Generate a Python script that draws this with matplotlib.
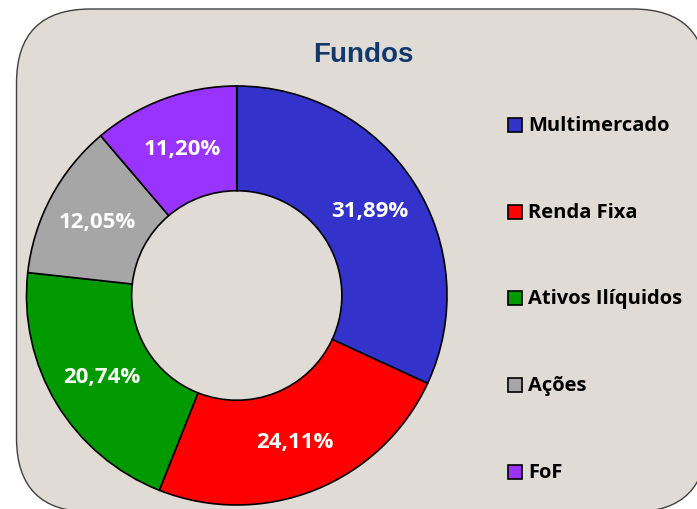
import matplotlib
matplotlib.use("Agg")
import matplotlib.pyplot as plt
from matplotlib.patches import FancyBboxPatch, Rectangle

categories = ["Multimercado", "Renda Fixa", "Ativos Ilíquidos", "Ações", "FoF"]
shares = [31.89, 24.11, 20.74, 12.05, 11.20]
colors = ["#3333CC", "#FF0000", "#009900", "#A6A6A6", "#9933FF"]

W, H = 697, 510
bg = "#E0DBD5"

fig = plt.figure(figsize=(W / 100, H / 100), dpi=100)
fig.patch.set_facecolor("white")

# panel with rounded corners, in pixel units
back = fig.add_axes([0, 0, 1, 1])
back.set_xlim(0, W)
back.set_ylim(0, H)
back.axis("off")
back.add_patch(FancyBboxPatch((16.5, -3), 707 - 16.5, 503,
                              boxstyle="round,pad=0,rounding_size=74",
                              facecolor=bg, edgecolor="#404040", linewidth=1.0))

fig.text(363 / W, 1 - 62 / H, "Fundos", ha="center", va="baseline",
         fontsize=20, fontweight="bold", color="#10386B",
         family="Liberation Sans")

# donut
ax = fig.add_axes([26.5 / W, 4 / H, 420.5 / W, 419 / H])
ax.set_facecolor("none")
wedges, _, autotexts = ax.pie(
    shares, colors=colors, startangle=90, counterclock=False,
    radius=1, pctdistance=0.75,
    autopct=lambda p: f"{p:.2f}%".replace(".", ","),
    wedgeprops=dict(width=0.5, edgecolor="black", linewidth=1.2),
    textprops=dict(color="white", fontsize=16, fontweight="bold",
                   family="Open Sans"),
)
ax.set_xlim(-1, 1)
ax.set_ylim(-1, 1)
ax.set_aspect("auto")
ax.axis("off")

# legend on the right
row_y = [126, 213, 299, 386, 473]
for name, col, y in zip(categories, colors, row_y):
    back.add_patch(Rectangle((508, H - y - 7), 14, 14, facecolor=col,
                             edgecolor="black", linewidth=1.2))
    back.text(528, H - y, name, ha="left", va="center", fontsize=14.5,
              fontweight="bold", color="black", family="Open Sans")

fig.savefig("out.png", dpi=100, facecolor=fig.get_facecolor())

____________

* **Your goal**: Print the listing above in full, exactly as written. Omit any pictures.

* **Solution to the problem**:
Generate a Python script that draws this with matplotlib.
import matplotlib
matplotlib.use("Agg")
import matplotlib.pyplot as plt
from matplotlib.patches import FancyBboxPatch, Rectangle

categories = ["Multimercado", "Renda Fixa", "Ativos Ilíquidos", "Ações", "FoF"]
shares = [31.89, 24.11, 20.74, 12.05, 11.20]
colors = ["#3333CC", "#FF0000", "#009900", "#A6A6A6", "#9933FF"]

W, H = 697, 510
bg = "#E0DBD5"

fig = plt.figure(figsize=(W / 100, H / 100), dpi=100)
fig.patch.set_facecolor("white")

# panel with rounded corners, in pixel units
back = fig.add_axes([0, 0, 1, 1])
back.set_xlim(0, W)
back.set_ylim(0, H)
back.axis("off")
back.add_patch(FancyBboxPatch((16.5, -3), 707 - 16.5, 503,
                              boxstyle="round,pad=0,rounding_size=74",
                              facecolor=bg, edgecolor="#404040", linewidth=1.0))

fig.text(363 / W, 1 - 62 / H, "Fundos", ha="center", va="baseline",
         fontsize=20, fontweight="bold", color="#10386B",
         family="Liberation Sans")

# donut
ax = fig.add_axes([26.5 / W, 4 / H, 420.5 / W, 419 / H])
ax.set_facecolor("none")
wedges, _, autotexts = ax.pie(
    shares, colors=colors, startangle=90, counterclock=False,
    radius=1, pctdistance=0.75,
    autopct=lambda p: f"{p:.2f}%".replace(".", ","),
    wedgeprops=dict(width=0.5, edgecolor="black", linewidth=1.2),
    textprops=dict(color="white", fontsize=16, fontweight="bold",
                   family="Open Sans"),
)
ax.set_xlim(-1, 1)
ax.set_ylim(-1, 1)
ax.set_aspect("auto")
ax.axis("off")

# legend on the right
row_y = [126, 213, 299, 386, 473]
for name, col, y in zip(categories, colors, row_y):
    back.add_patch(Rectangle((508, H - y - 7), 14, 14, facecolor=col,
                             edgecolor="black", linewidth=1.2))
    back.text(528, H - y, name, ha="left", va="center", fontsize=14.5,
              fontweight="bold", color="black", family="Open Sans")

fig.savefig("out.png", dpi=100, facecolor=fig.get_facecolor())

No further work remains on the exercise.